Fry, in his book, said the colonial government commissioned Army Maj. Lyman Kennon (after whom the road is named) to complete the expensive road project that had outraged politicians in Washington, D.C. But American Governor General William Cameron Forbes said Kennon made rapid progress by “blasting his way through the friable rocks, around precipitous and treacherous-sided mountains so steep as to be in a state of unstable equilibrium.”
Kennon wrote an Aug. 31, 1905, account for the US Secretary of Commerce, acknowledging what Baguio residents have learned to live with for more than a century later: “The zigzag is on a solid basis and a secure foundation, the location having been so selected as to put it, as a rule, on solid rock … Being a new road in mountainous country, the cost of maintenance for two years will be relatively high, on account of landslides, which will diminish in number and volume after the first rainy season, and which will have to be removed from the roadbed.”
Kennon reborn
Cosalan said DPWH had proposed to replace Kennon Road with a zigzag road from Itogon, Benguet, to San Manuel, Pangasinan.
But Baguio residents fought to reopen Kennon Road instead. In March 1991, then Baguio Mayor Jaime Bugnosen wrote then President Corazon Aquino, urging her to fund the restoration of Kennon Road and proposing for the first time to offer the road as a build-operate-transfer project, the precursor of today’s PPP.

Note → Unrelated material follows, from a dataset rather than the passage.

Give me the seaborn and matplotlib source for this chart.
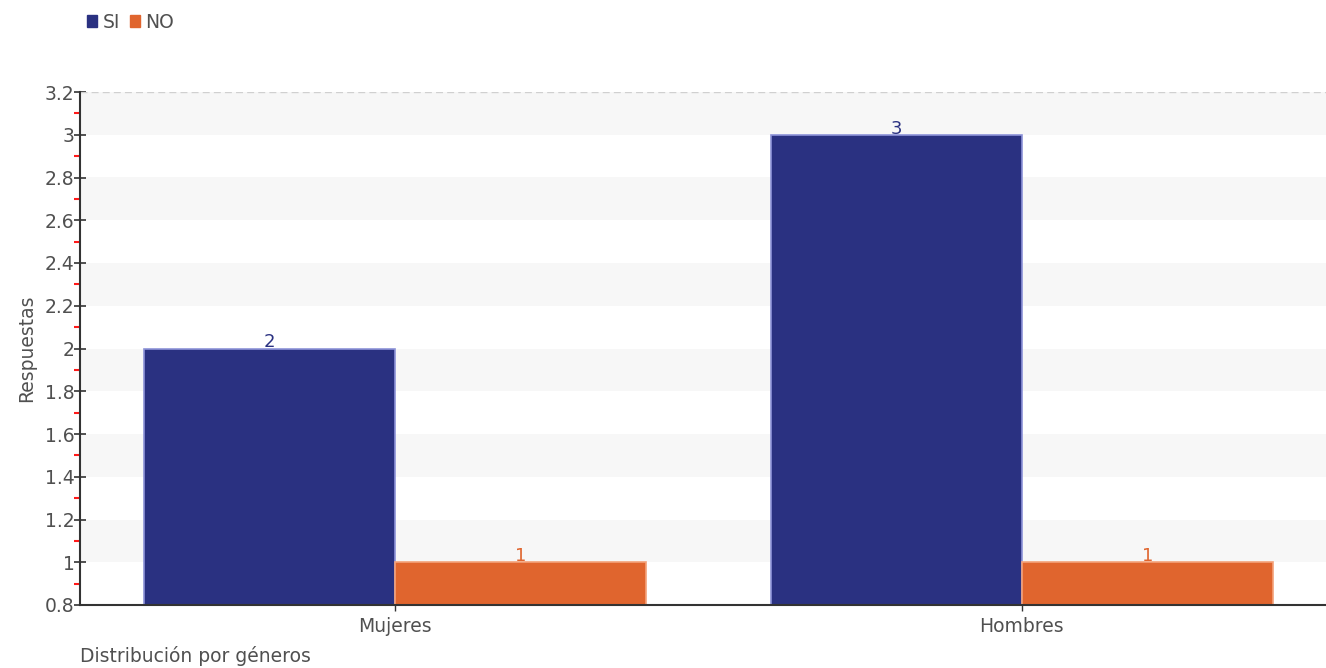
import pandas as pd
import matplotlib
matplotlib.use("Agg")
import matplotlib.pyplot as plt
import seaborn as sns
from matplotlib.ticker import MultipleLocator

# ================= Data =================
generos = ["Mujeres", "Hombres"]
respuestas = ["SI", "NO"]
valores_si = [2, 3]
valores_no = [1, 1]

df = pd.DataFrame({
    "genero": generos * 2,
    "respuesta": ["SI"] * len(generos) + ["NO"] * len(generos),
    "valor": valores_si + valores_no,
})

colores = {"SI": "#2a3181", "NO": "#e0652e"}
bordes = {"SI": "#8d93d8", "NO": "#f4a27a"}
texto = "#505050"

sns.set_style("white")
plt.rcParams["font.family"] = ["DejaVu Sans"]

fig = plt.figure(figsize=(13.26, 6.68), dpi=100)
ax = fig.add_axes([80 / 1326, 1 - 605 / 668, 1 - 80 / 1326, (605 - 92) / 668])

# alternating background bands
y0 = 0.8
i = 0
while y0 < 3.2 - 1e-9:
    if i % 2 == 1:
        ax.axhspan(y0, y0 + 0.2, color="#f7f7f7", zorder=0, lw=0)
    y0 += 0.2
    i += 1
ax.axhline(3.2, color="#d0d0d0", lw=1, ls=(0, (5, 3)), zorder=1)

sns.barplot(data=df, x="genero", y="valor", hue="respuesta", order=generos,
            hue_order=respuestas, palette=colores, width=0.8, gap=0,
            saturation=1, ax=ax, legend=False, zorder=2)

for cont, resp in zip(ax.containers, respuestas):
    for bar in cont:
        bar.set_edgecolor(bordes[resp])
        bar.set_linewidth(1.2)
    ax.bar_label(cont, labels=[f"{v:g}" for v in cont.datavalues],
                 color=colores[resp], fontsize=13, padding=-2)

ax.set_ylim(0.8, 3.2)
ax.set_xlim(-0.502, 1.485)
ax.yaxis.set_major_locator(MultipleLocator(0.2))
ax.yaxis.set_minor_locator(MultipleLocator(0.1))
ax.yaxis.set_major_formatter(plt.FuncFormatter(lambda v, p: f"{v:g}"))
ax.tick_params(axis="y", which="major", direction="inout", length=8, width=1.2,
               color="#333333", labelsize=13.5, labelcolor=texto, pad=0, left=True)
ax.tick_params(axis="y", which="minor", direction="out", length=4, width=1.5,
               color="#ff1a1a", left=True)
ax.tick_params(axis="x", which="major", direction="out", length=4, width=1,
               color="#333333", labelsize=13.5, labelcolor=texto, pad=5, bottom=True)

for s in ["top", "right"]:
    ax.spines[s].set_visible(False)
for s in ["left", "bottom"]:
    ax.spines[s].set_color("#333333")
    ax.spines[s].set_linewidth(1.5)
    ax.spines[s].set_zorder(3)

ax.set_xlabel("")
ax.set_ylabel("Respuestas", fontsize=13.5, color=texto, labelpad=6)
fig.text(80 / 1326, 1 - 656 / 668, "Distribución por géneros", fontsize=13.5,
         color=texto, ha="left", va="center")

# legend at top left
handles = [plt.Rectangle((0, 0), 1, 1, color=colores[r]) for r in respuestas]
fig.legend(handles, respuestas, loc="center left", bbox_to_anchor=(70 / 1326, 1 - 22 / 668),
           ncol=2, frameon=False, fontsize=13.5, handlelength=0.55, handleheight=0.55,
           handletextpad=0.3, columnspacing=0.5, labelcolor=texto)

fig.savefig("out.png", dpi=100)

A comprehensive geological and engineering report conducted by a Japanese team concluded in 1991 that government would need P3.2 billion to convert the historic road into an all-weather road, by building 471 tunnels worth P1.215 billion, with concrete encasement and 1.2-meter thick concrete roof, to protect vehicles from falling rocks.
Government could not afford the price. It shelled out P386 million instead to repave Kennon Road, which opened to traffic on Sept. 1, 1991, the summer capital’s foundation day.
Twenty-one years later, the government has concluded that maintaining Kennon Road proved costlier than creating an all-weather Kennon Road, augmented by a new series of bridges along Bued River and abandoning the landslide-prone areas of the scenic road, Vergara said.